How to Verify a Delta IPA Before Installing
Before installing any IPA file, verify its SHA checksum against the value published on the official Delta GitHub release page. This confirms the file has not been modified after the developer signed and published it. AltStore users do not need to perform this step manually as AltStore verifies package integrity as part of its installation process.
Never install a Delta IPA sent to you directly through a messaging app, Discord server, or third-party file host that is not the official repository.
Community-shared IPA files carry a meaningful risk of modification, and the consequences of installing a malicious IPA include credential theft, unauthorized app installation, and persistent device compromise that is unrelated to gaming or emulation.
Frequently Asked Questions
Is it illegal to use the Delta emulator on an iPhone or iPad?
No, the Delta emulator application itself is legal to install and use in the United States and most major jurisdictions.
Emulator software has been legally upheld in multiple court cases. The legal concern arises from the ROM files used with Delta, not from the emulator itself.
Can Delta IPA get my Roblox account banned?
No. Delta and Roblox operate in completely isolated sandboxed environments on iOS. Delta has no access to Roblox’s processes, data, or network activity, and
Roblox’s moderation systems do not monitor other applications installed on your device. There is no technical mechanism by which Delta can affect your Roblox account.
Is downloading ROMs illegal even if I own the game?
Under US copyright law and the laws of most jurisdictions, downloading a ROM from the internet is considered infringement even if you own the physical cartridge.
The legal right to dump your own cartridge using your own hardware is recognized in some interpretations, but downloading pre-made ROMs from online sources is not legally protected.
What is the difference between Delta IPA and the App Store version of Delta?
Both versions are functionally identical as emulation tools. The difference is in distribution and certificate handling.
The App Store version uses Apple’s standard developer certificate while the IPA version requires manual signing through AltStore or a similar tool, which creates a certificate that expires every seven days for non-paid developer accounts.
Does jailbreaking your device to use Delta put your Roblox account at risk?
Yes. Jailbreaking removes iOS sandboxing protections and allows system-level access that Roblox’s anti-cheat systems can detect.

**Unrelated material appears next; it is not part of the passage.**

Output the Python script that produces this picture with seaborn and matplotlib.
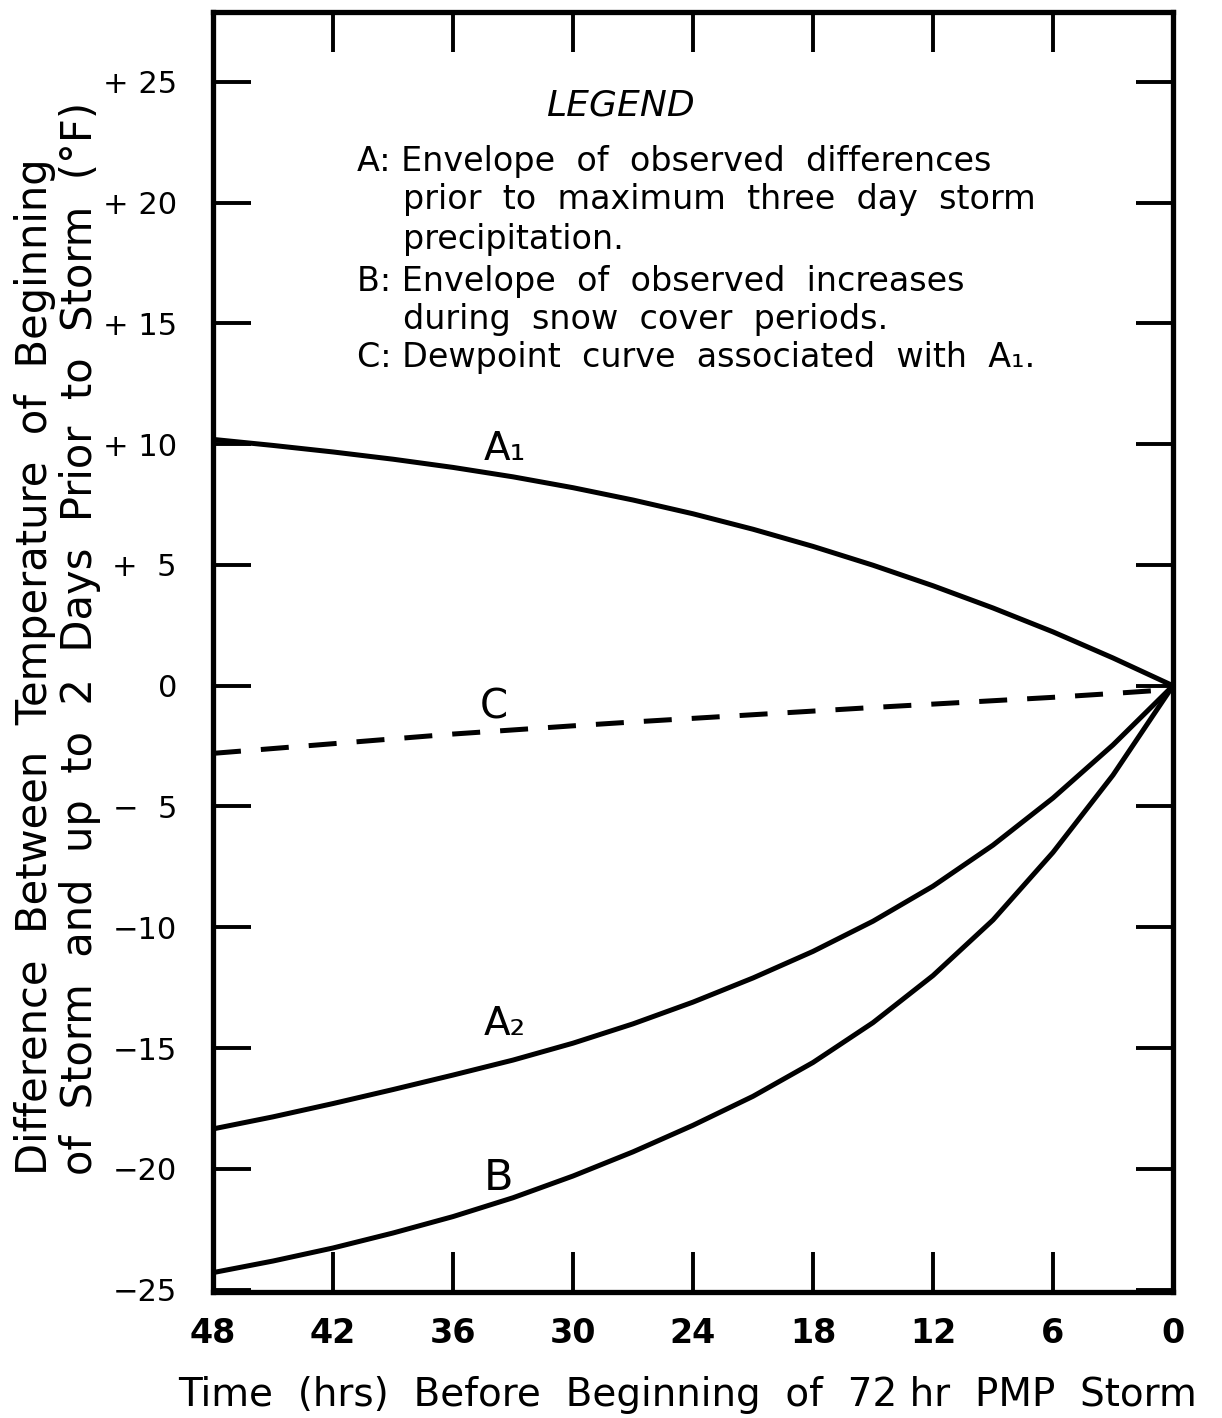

Roblox explicitly prohibits use of the platform on jailbroken devices in its Terms of Service and actively detects common jailbreak indicators. Delta does not require jailbreaking and should not be confused with jailbreak tools.
Where is the safest place to download Delta IPA?
The official Delta GitHub repository and AltStore’s official source are the only verified safe locations for the Delta IPA.
The Apple App Store is the safest option for US users. Any other source carries a risk of distributing a modified or malicious version of the file.
Can Delta IPA be used without an Apple Developer account?
Yes. Delta can be sideloaded using a free Apple ID through AltStore without a paid Apple Developer account. Free accounts generate certificates that expire every seven days and must be refreshed.
A paid Apple Developer account at ninety-nine dollars per year generates certificates valid for one year.
Does using Delta violate Apple’s Terms of Service?
Using the App Store version of Delta does not violate Apple’s Terms of Service. Sideloading the Delta IPA through
AltStore operates in a gray area of Apple’s developer guidelines but is not illegal and Apple has not taken enforcement action against individual users for sideloading Delta through legitimate tools.